• [WHAT IS REQUIRED]
Without the pictures, output the lines of the material from the very first through the one that holds "(tla) at (102,75)".

-- MATERIAL PROVIDED start --

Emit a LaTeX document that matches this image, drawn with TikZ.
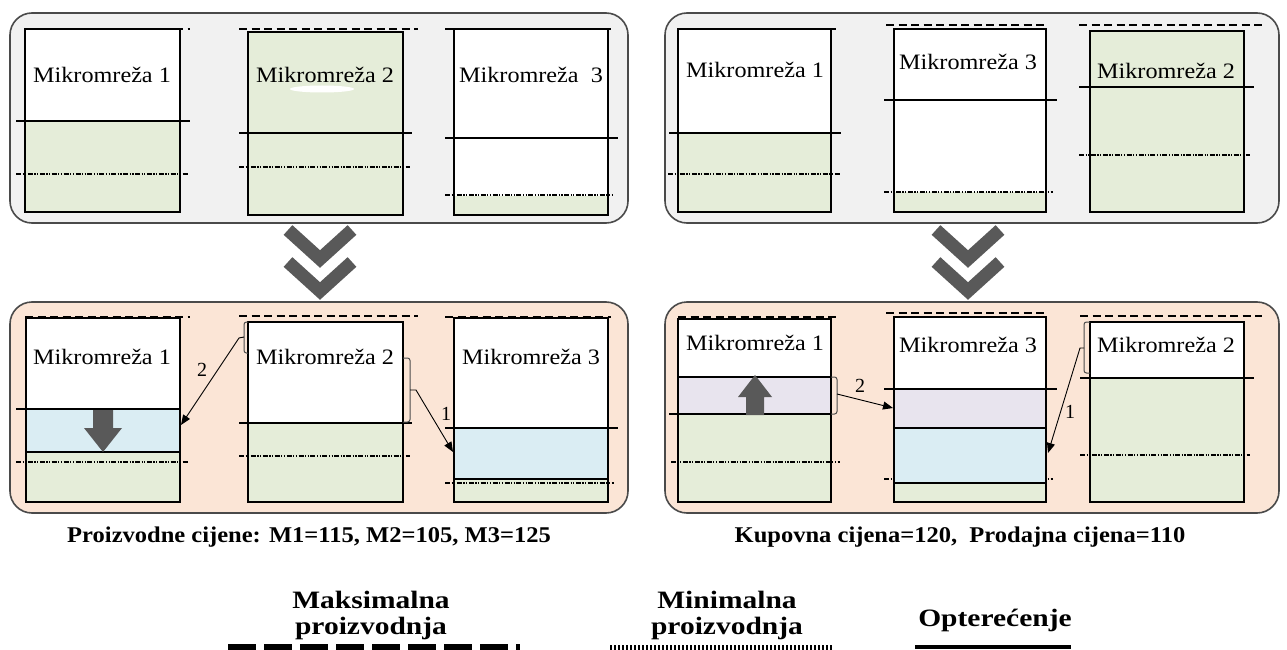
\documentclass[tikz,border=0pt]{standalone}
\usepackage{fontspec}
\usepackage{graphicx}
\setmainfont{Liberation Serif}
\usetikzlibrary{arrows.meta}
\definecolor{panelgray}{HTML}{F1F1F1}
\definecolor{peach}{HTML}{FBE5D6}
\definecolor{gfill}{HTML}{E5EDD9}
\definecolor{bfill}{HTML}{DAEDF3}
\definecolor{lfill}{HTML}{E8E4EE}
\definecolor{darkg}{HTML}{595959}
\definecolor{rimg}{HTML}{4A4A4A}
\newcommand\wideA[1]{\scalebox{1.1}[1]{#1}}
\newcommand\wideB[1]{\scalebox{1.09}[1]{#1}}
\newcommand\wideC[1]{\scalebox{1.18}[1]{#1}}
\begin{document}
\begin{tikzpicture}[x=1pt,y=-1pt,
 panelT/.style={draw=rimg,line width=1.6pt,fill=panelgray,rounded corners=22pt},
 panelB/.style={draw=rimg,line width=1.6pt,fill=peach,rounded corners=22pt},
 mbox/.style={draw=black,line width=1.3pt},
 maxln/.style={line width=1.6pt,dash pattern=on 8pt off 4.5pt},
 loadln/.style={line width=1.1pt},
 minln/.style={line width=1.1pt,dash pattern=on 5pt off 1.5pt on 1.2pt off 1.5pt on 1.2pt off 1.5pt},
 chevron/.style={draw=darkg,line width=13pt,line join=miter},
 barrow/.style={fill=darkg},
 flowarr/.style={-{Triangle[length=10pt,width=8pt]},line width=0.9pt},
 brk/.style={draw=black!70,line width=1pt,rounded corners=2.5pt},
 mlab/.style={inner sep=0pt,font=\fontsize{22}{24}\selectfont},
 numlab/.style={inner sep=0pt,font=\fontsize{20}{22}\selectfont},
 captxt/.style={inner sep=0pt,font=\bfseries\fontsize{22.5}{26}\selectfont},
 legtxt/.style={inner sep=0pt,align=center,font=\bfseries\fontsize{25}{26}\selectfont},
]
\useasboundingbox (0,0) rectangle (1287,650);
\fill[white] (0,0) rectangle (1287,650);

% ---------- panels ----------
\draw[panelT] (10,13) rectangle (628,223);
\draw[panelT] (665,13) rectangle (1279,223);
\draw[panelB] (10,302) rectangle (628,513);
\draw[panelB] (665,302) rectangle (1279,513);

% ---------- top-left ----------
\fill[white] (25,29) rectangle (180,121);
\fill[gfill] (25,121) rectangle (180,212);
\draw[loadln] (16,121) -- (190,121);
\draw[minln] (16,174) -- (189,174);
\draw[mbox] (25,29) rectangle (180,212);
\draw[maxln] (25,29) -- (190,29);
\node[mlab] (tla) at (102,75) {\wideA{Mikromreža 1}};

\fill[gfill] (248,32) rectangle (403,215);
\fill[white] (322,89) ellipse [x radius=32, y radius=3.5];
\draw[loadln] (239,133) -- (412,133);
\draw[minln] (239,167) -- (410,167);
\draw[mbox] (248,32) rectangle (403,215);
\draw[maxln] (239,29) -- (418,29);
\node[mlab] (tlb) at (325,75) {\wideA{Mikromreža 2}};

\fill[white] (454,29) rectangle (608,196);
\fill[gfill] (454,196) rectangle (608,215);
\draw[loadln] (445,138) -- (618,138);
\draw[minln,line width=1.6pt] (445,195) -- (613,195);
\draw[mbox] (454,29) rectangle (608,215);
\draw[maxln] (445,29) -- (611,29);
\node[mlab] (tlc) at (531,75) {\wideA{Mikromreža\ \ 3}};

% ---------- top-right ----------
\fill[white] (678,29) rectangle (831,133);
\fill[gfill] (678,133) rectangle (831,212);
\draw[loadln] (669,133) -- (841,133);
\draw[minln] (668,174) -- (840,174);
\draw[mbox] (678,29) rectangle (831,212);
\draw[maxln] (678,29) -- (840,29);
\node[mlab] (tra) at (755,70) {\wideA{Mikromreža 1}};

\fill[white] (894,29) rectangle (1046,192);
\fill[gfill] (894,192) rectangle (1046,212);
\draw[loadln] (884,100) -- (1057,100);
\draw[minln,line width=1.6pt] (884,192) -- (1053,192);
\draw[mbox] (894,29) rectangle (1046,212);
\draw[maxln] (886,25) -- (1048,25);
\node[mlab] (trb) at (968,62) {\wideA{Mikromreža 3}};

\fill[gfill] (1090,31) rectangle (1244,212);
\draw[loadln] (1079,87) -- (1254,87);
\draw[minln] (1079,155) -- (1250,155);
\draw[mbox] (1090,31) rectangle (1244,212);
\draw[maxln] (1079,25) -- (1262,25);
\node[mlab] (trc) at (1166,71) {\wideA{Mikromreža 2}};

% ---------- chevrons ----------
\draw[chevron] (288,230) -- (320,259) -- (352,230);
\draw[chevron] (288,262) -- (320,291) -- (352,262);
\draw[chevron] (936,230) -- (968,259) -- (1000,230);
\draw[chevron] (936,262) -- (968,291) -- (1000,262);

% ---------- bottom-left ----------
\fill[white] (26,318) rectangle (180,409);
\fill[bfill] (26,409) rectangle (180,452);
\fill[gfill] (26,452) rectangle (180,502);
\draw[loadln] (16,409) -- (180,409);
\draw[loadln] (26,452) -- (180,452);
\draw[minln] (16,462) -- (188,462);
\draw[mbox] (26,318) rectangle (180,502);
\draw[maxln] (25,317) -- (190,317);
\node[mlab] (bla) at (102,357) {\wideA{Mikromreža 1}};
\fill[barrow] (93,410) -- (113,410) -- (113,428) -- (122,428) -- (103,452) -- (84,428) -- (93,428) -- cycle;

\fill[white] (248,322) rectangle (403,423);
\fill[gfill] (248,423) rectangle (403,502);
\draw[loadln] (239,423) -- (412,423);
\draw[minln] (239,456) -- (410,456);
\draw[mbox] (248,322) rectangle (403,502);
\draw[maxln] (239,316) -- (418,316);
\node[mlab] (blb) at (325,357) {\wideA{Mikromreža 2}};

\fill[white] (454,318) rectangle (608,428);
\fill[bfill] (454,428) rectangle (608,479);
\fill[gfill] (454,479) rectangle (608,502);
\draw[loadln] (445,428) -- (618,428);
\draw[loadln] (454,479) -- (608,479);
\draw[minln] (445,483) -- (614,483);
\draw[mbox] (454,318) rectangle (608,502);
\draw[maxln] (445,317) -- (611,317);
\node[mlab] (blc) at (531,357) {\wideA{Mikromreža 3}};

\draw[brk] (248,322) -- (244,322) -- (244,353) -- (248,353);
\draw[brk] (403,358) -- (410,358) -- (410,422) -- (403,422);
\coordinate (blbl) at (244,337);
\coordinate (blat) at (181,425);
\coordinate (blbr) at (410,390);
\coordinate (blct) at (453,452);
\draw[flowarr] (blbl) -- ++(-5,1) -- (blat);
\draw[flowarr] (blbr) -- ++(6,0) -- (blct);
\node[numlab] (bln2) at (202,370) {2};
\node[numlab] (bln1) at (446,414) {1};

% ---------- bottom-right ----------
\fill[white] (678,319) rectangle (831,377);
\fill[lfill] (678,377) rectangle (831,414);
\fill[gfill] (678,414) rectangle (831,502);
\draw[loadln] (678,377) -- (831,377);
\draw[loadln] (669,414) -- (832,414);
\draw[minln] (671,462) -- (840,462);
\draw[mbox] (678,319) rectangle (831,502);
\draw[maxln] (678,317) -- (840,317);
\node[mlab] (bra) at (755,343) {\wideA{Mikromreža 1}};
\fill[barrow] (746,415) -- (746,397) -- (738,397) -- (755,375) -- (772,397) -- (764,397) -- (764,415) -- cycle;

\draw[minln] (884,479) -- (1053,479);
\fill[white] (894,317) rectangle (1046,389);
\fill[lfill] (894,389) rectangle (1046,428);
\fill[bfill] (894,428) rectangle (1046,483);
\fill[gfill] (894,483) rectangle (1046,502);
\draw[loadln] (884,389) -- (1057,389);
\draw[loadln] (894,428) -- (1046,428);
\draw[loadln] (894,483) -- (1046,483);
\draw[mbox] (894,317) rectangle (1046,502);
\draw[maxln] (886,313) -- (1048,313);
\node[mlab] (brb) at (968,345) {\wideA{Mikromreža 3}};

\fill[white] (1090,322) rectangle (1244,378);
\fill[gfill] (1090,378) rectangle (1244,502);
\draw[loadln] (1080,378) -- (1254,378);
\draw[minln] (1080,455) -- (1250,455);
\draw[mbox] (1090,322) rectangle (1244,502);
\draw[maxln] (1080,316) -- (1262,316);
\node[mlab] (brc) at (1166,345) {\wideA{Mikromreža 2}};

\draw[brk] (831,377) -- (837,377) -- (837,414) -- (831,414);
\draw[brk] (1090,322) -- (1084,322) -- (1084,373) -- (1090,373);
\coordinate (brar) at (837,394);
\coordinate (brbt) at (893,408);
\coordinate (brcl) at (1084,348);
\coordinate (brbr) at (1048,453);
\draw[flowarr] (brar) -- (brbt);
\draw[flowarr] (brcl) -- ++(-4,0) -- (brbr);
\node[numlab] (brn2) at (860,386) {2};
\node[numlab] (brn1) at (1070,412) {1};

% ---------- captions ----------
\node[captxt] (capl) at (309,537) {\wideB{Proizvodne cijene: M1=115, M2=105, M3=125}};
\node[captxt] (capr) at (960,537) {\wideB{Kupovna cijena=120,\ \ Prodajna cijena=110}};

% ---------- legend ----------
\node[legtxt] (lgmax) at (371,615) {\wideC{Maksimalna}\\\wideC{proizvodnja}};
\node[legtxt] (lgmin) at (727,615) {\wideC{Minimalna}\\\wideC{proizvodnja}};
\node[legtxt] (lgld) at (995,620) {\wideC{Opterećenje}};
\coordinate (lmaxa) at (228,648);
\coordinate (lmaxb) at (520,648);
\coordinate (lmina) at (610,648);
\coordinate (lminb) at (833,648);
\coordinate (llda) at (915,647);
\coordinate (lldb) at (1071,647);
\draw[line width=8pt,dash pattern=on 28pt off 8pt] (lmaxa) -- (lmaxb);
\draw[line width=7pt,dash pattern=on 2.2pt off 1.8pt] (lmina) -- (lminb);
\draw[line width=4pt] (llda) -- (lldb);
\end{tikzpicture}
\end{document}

-- MATERIAL PROVIDED end --

• [WRITTEN RESPONSE]
Emit a LaTeX document that matches this image, drawn with TikZ.
\documentclass[tikz,border=0pt]{standalone}
\usepackage{fontspec}
\usepackage{graphicx}
\setmainfont{Liberation Serif}
\usetikzlibrary{arrows.meta}
\definecolor{panelgray}{HTML}{F1F1F1}
\definecolor{peach}{HTML}{FBE5D6}
\definecolor{gfill}{HTML}{E5EDD9}
\definecolor{bfill}{HTML}{DAEDF3}
\definecolor{lfill}{HTML}{E8E4EE}
\definecolor{darkg}{HTML}{595959}
\definecolor{rimg}{HTML}{4A4A4A}
\newcommand\wideA[1]{\scalebox{1.1}[1]{#1}}
\newcommand\wideB[1]{\scalebox{1.09}[1]{#1}}
\newcommand\wideC[1]{\scalebox{1.18}[1]{#1}}
\begin{document}
\begin{tikzpicture}[x=1pt,y=-1pt,
 panelT/.style={draw=rimg,line width=1.6pt,fill=panelgray,rounded corners=22pt},
 panelB/.style={draw=rimg,line width=1.6pt,fill=peach,rounded corners=22pt},
 mbox/.style={draw=black,line width=1.3pt},
 maxln/.style={line width=1.6pt,dash pattern=on 8pt off 4.5pt},
 loadln/.style={line width=1.1pt},
 minln/.style={line width=1.1pt,dash pattern=on 5pt off 1.5pt on 1.2pt off 1.5pt on 1.2pt off 1.5pt},
 chevron/.style={draw=darkg,line width=13pt,line join=miter},
 barrow/.style={fill=darkg},
 flowarr/.style={-{Triangle[length=10pt,width=8pt]},line width=0.9pt},
 brk/.style={draw=black!70,line width=1pt,rounded corners=2.5pt},
 mlab/.style={inner sep=0pt,font=\fontsize{22}{24}\selectfont},
 numlab/.style={inner sep=0pt,font=\fontsize{20}{22}\selectfont},
 captxt/.style={inner sep=0pt,font=\bfseries\fontsize{22.5}{26}\selectfont},
 legtxt/.style={inner sep=0pt,align=center,font=\bfseries\fontsize{25}{26}\selectfont},
]
\useasboundingbox (0,0) rectangle (1287,650);
\fill[white] (0,0) rectangle (1287,650);

% ---------- panels ----------
\draw[panelT] (10,13) rectangle (628,223);
\draw[panelT] (665,13) rectangle (1279,223);
\draw[panelB] (10,302) rectangle (628,513);
\draw[panelB] (665,302) rectangle (1279,513);

% ---------- top-left ----------
\fill[white] (25,29) rectangle (180,121);
\fill[gfill] (25,121) rectangle (180,212);
\draw[loadln] (16,121) -- (190,121);
\draw[minln] (16,174) -- (189,174);
\draw[mbox] (25,29) rectangle (180,212);
\draw[maxln] (25,29) -- (190,29);
\node[mlab] (tla) at (102,75) {\wideA{Mikromreža 1}};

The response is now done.